▸ Collected material
▽

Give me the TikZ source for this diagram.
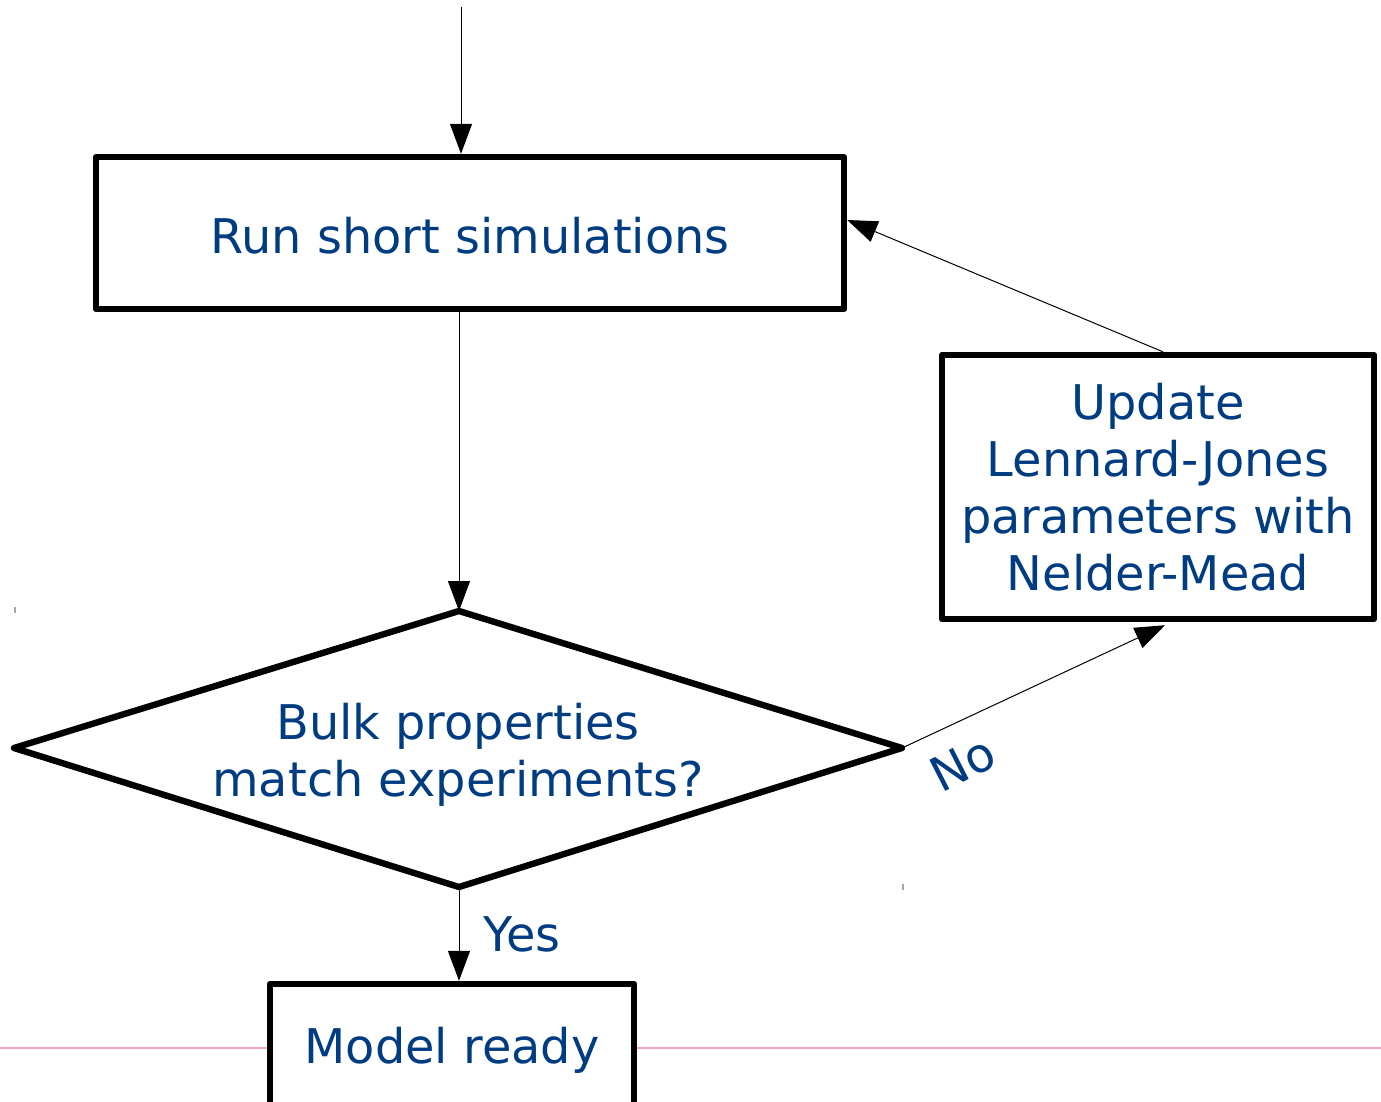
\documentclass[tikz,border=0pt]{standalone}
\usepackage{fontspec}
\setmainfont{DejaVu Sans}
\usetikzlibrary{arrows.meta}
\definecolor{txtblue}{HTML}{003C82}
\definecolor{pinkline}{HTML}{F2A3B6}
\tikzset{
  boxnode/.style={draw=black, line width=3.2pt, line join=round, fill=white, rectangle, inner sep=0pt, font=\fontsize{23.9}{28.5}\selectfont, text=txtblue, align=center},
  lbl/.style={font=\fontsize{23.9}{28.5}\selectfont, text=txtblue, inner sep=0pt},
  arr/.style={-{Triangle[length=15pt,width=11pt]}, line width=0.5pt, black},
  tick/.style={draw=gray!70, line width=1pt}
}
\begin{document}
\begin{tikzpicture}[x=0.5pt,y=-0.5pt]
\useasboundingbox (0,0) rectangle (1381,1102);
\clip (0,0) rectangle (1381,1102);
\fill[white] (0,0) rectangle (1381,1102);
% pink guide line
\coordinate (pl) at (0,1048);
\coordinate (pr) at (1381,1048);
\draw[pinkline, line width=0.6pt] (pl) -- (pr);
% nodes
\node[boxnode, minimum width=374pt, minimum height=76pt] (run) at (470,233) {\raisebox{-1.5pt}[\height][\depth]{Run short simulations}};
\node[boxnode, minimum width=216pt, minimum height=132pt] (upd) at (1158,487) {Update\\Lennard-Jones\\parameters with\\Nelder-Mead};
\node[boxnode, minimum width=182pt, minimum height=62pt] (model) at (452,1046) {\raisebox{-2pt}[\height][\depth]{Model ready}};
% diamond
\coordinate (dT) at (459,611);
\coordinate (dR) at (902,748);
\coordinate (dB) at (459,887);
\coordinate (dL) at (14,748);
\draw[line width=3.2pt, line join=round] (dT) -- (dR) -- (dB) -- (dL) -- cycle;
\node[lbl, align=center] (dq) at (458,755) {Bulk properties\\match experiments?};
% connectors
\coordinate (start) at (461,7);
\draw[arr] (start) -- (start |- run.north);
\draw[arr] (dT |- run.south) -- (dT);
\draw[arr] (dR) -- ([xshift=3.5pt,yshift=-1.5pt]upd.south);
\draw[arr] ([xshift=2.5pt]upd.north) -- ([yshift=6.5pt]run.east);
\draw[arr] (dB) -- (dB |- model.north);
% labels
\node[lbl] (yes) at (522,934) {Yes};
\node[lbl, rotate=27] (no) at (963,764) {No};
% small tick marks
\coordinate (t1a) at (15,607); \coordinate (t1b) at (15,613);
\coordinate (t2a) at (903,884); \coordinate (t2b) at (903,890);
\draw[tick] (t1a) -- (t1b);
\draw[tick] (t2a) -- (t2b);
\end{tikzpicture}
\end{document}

△

▸ Exercise aim
From start to finish, output the listing exactly, but omit its pictures.

▸ Task output
Give me the TikZ source for this diagram.
\documentclass[tikz,border=0pt]{standalone}
\usepackage{fontspec}
\setmainfont{DejaVu Sans}
\usetikzlibrary{arrows.meta}
\definecolor{txtblue}{HTML}{003C82}
\definecolor{pinkline}{HTML}{F2A3B6}
\tikzset{
  boxnode/.style={draw=black, line width=3.2pt, line join=round, fill=white, rectangle, inner sep=0pt, font=\fontsize{23.9}{28.5}\selectfont, text=txtblue, align=center},
  lbl/.style={font=\fontsize{23.9}{28.5}\selectfont, text=txtblue, inner sep=0pt},
  arr/.style={-{Triangle[length=15pt,width=11pt]}, line width=0.5pt, black},
  tick/.style={draw=gray!70, line width=1pt}
}
\begin{document}
\begin{tikzpicture}[x=0.5pt,y=-0.5pt]
\useasboundingbox (0,0) rectangle (1381,1102);
\clip (0,0) rectangle (1381,1102);
\fill[white] (0,0) rectangle (1381,1102);
% pink guide line
\coordinate (pl) at (0,1048);
\coordinate (pr) at (1381,1048);
\draw[pinkline, line width=0.6pt] (pl) -- (pr);
% nodes
\node[boxnode, minimum width=374pt, minimum height=76pt] (run) at (470,233) {\raisebox{-1.5pt}[\height][\depth]{Run short simulations}};
\node[boxnode, minimum width=216pt, minimum height=132pt] (upd) at (1158,487) {Update\\Lennard-Jones\\parameters with\\Nelder-Mead};
\node[boxnode, minimum width=182pt, minimum height=62pt] (model) at (452,1046) {\raisebox{-2pt}[\height][\depth]{Model ready}};
% diamond
\coordinate (dT) at (459,611);
\coordinate (dR) at (902,748);
\coordinate (dB) at (459,887);
\coordinate (dL) at (14,748);
\draw[line width=3.2pt, line join=round] (dT) -- (dR) -- (dB) -- (dL) -- cycle;
\node[lbl, align=center] (dq) at (458,755) {Bulk properties\\match experiments?};
% connectors
\coordinate (start) at (461,7);
\draw[arr] (start) -- (start |- run.north);
\draw[arr] (dT |- run.south) -- (dT);
\draw[arr] (dR) -- ([xshift=3.5pt,yshift=-1.5pt]upd.south);
\draw[arr] ([xshift=2.5pt]upd.north) -- ([yshift=6.5pt]run.east);
\draw[arr] (dB) -- (dB |- model.north);
% labels
\node[lbl] (yes) at (522,934) {Yes};
\node[lbl, rotate=27] (no) at (963,764) {No};
% small tick marks
\coordinate (t1a) at (15,607); \coordinate (t1b) at (15,613);
\coordinate (t2a) at (903,884); \coordinate (t2b) at (903,890);
\draw[tick] (t1a) -- (t1b);
\draw[tick] (t2a) -- (t2b);
\end{tikzpicture}
\end{document}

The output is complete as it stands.